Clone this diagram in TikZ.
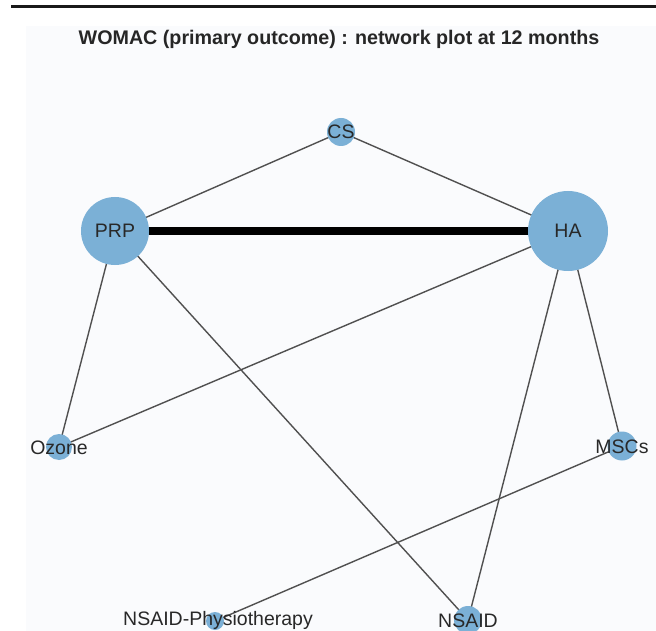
\documentclass[tikz,border=0pt]{standalone}
\usepackage{fontspec}
\setmainfont{Liberation Sans}
\pgfdeclarelayer{bottom}
\pgfdeclarelayer{edges}
\pgfsetlayers{bottom,edges,main}
\definecolor{vfill}{RGB}{123,176,214}
\definecolor{edgec}{RGB}{80,80,80}
\definecolor{panel}{RGB}{250,251,253}
\definecolor{txt}{RGB}{40,40,40}
\begin{document}
\begin{tikzpicture}[x=1pt,y=-1pt,
  vtx/.style={circle,fill=vfill,draw=none,inner sep=0pt},
  lbl/.style={font=\fontsize{19.5}{21}\selectfont,text=txt,inner sep=0pt,text height=14pt,text depth=0pt,anchor=center},
  thin edge/.style={draw=edgec,line width=1.4pt},
  thick edge/.style={draw=black,line width=8pt}]
\useasboundingbox (0,0) rectangle (656,631);
\begin{pgfonlayer}{bottom}
\fill[white] (0,0) rectangle (656,631);
\fill[panel] (26,26) rectangle (656,631);
\fill[black!90] (11,4.7) rectangle (656,8);
\end{pgfonlayer}
\node[font=\bfseries\fontsize{19.7}{22}\selectfont,text=black!85,anchor=base] (title) at (339,45) {WOMAC (primary outcome) : network plot at 12 months};
% vertices
\node[vtx,minimum size=28pt] (CS) at (341,132) {};
\node[vtx,minimum size=68pt] (PRP) at (115,231) {};
\node[vtx,minimum size=80pt] (HA) at (568,231) {};
\node[vtx,minimum size=26pt] (Ozone) at (59,447) {};
\node[vtx,minimum size=29pt] (MSCs) at (622,446) {};
\node[vtx,minimum size=18pt] (NP) at (215,621) {};
\node[vtx,minimum size=28pt] (NSAID) at (468,620) {};
% edges
\begin{pgfonlayer}{edges}
\draw[thick edge] (PRP.center) -- (HA.center);
\draw[thin edge] (PRP.center) -- (CS.center);
\draw[thin edge] (CS.center) -- (HA.center);
\draw[thin edge] (PRP.center) -- (Ozone.center);
\draw[thin edge] (PRP.center) -- (NSAID.center);
\draw[thin edge] (HA.center) -- (Ozone.center);
\draw[thin edge] (HA.center) -- (NSAID.center);
\draw[thin edge] (HA.center) -- (MSCs.center);
\draw[thin edge] (MSCs.center) -- (NP.center);
\end{pgfonlayer}
% labels
\node[lbl] (CSl) at (CS) {CS};
\node[lbl] (PRPl) at (PRP) {PRP};
\node[lbl] (HAl) at (HA) {HA};
\node[lbl] (Ozonel) at (Ozone) {Ozone};
\node[lbl] (MSCsl) at (MSCs) {MSCs};
\node[lbl] (NPl) at (218,618) {NSAID-Physiotherapy};
\node[lbl] (NSAIDl) at (NSAID) {NSAID};
\end{tikzpicture}
\end{document}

⁂

TO DO:
Return the material word for word. Pictures are not part of the copy.

SOLUTION:
Clone this diagram in TikZ.
\documentclass[tikz,border=0pt]{standalone}
\usepackage{fontspec}
\setmainfont{Liberation Sans}
\pgfdeclarelayer{bottom}
\pgfdeclarelayer{edges}
\pgfsetlayers{bottom,edges,main}
\definecolor{vfill}{RGB}{123,176,214}
\definecolor{edgec}{RGB}{80,80,80}
\definecolor{panel}{RGB}{250,251,253}
\definecolor{txt}{RGB}{40,40,40}
\begin{document}
\begin{tikzpicture}[x=1pt,y=-1pt,
  vtx/.style={circle,fill=vfill,draw=none,inner sep=0pt},
  lbl/.style={font=\fontsize{19.5}{21}\selectfont,text=txt,inner sep=0pt,text height=14pt,text depth=0pt,anchor=center},
  thin edge/.style={draw=edgec,line width=1.4pt},
  thick edge/.style={draw=black,line width=8pt}]
\useasboundingbox (0,0) rectangle (656,631);
\begin{pgfonlayer}{bottom}
\fill[white] (0,0) rectangle (656,631);
\fill[panel] (26,26) rectangle (656,631);
\fill[black!90] (11,4.7) rectangle (656,8);
\end{pgfonlayer}
\node[font=\bfseries\fontsize{19.7}{22}\selectfont,text=black!85,anchor=base] (title) at (339,45) {WOMAC (primary outcome) : network plot at 12 months};
% vertices
\node[vtx,minimum size=28pt] (CS) at (341,132) {};
\node[vtx,minimum size=68pt] (PRP) at (115,231) {};
\node[vtx,minimum size=80pt] (HA) at (568,231) {};
\node[vtx,minimum size=26pt] (Ozone) at (59,447) {};
\node[vtx,minimum size=29pt] (MSCs) at (622,446) {};
\node[vtx,minimum size=18pt] (NP) at (215,621) {};
\node[vtx,minimum size=28pt] (NSAID) at (468,620) {};
% edges
\begin{pgfonlayer}{edges}
\draw[thick edge] (PRP.center) -- (HA.center);
\draw[thin edge] (PRP.center) -- (CS.center);
\draw[thin edge] (CS.center) -- (HA.center);
\draw[thin edge] (PRP.center) -- (Ozone.center);
\draw[thin edge] (PRP.center) -- (NSAID.center);
\draw[thin edge] (HA.center) -- (Ozone.center);
\draw[thin edge] (HA.center) -- (NSAID.center);
\draw[thin edge] (HA.center) -- (MSCs.center);
\draw[thin edge] (MSCs.center) -- (NP.center);
\end{pgfonlayer}
% labels
\node[lbl] (CSl) at (CS) {CS};
\node[lbl] (PRPl) at (PRP) {PRP};
\node[lbl] (HAl) at (HA) {HA};
\node[lbl] (Ozonel) at (Ozone) {Ozone};
\node[lbl] (MSCsl) at (MSCs) {MSCs};
\node[lbl] (NPl) at (218,618) {NSAID-Physiotherapy};
\node[lbl] (NSAIDl) at (NSAID) {NSAID};
\end{tikzpicture}
\end{document}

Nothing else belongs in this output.